On Tue, Mar 1, 2011 at 5:46 AM,  <teddi...@tmo.blackberry.net> wrote:


> The problem with Ubuntu is it's the half-baked answer to a question that 
> nobody was
> asking in the first place...

Given its success, it must be fulfilling a need/demand!


> So they come up with the system of releasing LTS's about every two years, and 
> then
> leaving them to security updates, (sound familiar anyone?)

They're just imitating RHEL (without back-porting security patches and
making a mess of the version numbering) because that's what corporate
environments have now come to expect.


> And then they will release a derivative of Debian Testing as Stable every six 
> months,
> but being so overly concerned with release dates and sticking to the "release 
> date"
> they release the OS buggy and half-baked, but it's not Debian Testing, no 
> it's Stable,
> cuz we say it is... Right?

It's not quite that simple. Non-LTS releases have some packages from
unstable. The kernel tracks upstream. And I'm not sure that they label
any of their releases "stable."

I think of Ubuntu as, more or less, Debian's Fedora...
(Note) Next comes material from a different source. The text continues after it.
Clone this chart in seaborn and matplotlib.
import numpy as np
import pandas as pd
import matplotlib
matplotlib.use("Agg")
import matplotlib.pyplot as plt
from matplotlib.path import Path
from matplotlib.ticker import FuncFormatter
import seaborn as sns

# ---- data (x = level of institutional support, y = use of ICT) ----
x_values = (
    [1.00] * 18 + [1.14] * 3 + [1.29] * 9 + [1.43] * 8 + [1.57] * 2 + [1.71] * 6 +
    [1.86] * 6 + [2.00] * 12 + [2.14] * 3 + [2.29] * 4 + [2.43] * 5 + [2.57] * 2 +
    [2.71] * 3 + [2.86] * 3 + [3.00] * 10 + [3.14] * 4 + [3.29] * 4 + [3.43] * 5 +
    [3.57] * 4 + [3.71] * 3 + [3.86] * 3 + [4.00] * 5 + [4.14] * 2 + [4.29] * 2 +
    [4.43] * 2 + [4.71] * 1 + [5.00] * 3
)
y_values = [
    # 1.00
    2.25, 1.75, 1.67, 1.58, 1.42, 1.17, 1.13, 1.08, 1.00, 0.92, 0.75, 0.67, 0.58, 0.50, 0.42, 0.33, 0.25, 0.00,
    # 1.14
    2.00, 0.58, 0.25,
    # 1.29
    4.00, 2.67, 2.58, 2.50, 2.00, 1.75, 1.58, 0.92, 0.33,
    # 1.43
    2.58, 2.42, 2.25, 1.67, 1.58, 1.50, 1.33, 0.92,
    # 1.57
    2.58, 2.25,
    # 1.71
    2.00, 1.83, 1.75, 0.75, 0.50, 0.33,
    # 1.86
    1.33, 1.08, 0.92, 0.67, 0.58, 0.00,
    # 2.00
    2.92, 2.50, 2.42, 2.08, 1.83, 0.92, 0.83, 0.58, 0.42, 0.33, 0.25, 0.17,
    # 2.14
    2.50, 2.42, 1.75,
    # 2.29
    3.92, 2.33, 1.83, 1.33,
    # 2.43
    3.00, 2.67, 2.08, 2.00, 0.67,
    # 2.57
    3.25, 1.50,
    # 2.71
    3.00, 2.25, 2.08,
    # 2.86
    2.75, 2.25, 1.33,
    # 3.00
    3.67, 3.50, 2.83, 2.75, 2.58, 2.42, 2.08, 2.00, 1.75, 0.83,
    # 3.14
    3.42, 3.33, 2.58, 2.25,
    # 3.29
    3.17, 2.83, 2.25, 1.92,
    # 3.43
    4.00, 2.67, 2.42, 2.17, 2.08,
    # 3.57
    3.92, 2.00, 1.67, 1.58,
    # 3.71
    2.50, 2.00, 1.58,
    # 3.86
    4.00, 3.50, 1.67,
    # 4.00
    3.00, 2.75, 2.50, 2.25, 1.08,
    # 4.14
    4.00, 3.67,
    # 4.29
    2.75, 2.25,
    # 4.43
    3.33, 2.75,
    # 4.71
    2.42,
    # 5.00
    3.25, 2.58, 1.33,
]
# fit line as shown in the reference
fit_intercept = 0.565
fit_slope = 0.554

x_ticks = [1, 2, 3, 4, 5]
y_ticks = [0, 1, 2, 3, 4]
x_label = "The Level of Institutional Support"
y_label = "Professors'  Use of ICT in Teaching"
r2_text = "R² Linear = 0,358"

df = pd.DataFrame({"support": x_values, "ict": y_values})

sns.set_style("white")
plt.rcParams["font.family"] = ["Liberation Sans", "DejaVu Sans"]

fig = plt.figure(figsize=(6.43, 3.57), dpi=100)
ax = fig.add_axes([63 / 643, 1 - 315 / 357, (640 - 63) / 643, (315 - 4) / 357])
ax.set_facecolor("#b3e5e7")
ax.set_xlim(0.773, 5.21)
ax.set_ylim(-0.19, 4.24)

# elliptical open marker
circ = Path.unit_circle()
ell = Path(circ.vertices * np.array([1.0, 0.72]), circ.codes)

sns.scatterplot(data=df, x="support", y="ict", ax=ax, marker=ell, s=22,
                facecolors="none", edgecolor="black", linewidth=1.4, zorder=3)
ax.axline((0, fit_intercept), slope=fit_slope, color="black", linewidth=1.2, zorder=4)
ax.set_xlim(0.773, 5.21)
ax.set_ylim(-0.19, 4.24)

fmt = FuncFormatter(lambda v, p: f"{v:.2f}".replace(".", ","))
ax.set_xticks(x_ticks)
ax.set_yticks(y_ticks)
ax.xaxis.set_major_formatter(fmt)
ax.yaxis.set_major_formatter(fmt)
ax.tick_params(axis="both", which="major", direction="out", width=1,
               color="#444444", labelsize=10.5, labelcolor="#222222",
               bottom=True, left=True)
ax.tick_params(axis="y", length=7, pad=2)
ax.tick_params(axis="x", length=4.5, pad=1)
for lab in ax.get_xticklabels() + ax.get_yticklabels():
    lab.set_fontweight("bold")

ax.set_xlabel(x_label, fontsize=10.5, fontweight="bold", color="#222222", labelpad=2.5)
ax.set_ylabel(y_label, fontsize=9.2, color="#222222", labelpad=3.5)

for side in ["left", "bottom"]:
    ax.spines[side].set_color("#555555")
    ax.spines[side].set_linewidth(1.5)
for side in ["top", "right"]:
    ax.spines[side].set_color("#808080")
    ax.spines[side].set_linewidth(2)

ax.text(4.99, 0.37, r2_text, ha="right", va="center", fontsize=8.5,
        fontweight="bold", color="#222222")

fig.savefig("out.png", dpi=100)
> The fact is any N00b would be better starting off with Mint, it's stable, 
> quick with media
> centric desktop users needs, and the user would be learning linux the RIGHT 
> way, not
> the we're gonna change this or that from the method every linux os uses, to 
> our own
> special way because we're Ubuntu and we know what's best for you.

?!

Until December whe the first Linux Mint Debian was released, Mint only
offered re-badged and re-looked Ubuntu with a few mint-* apps!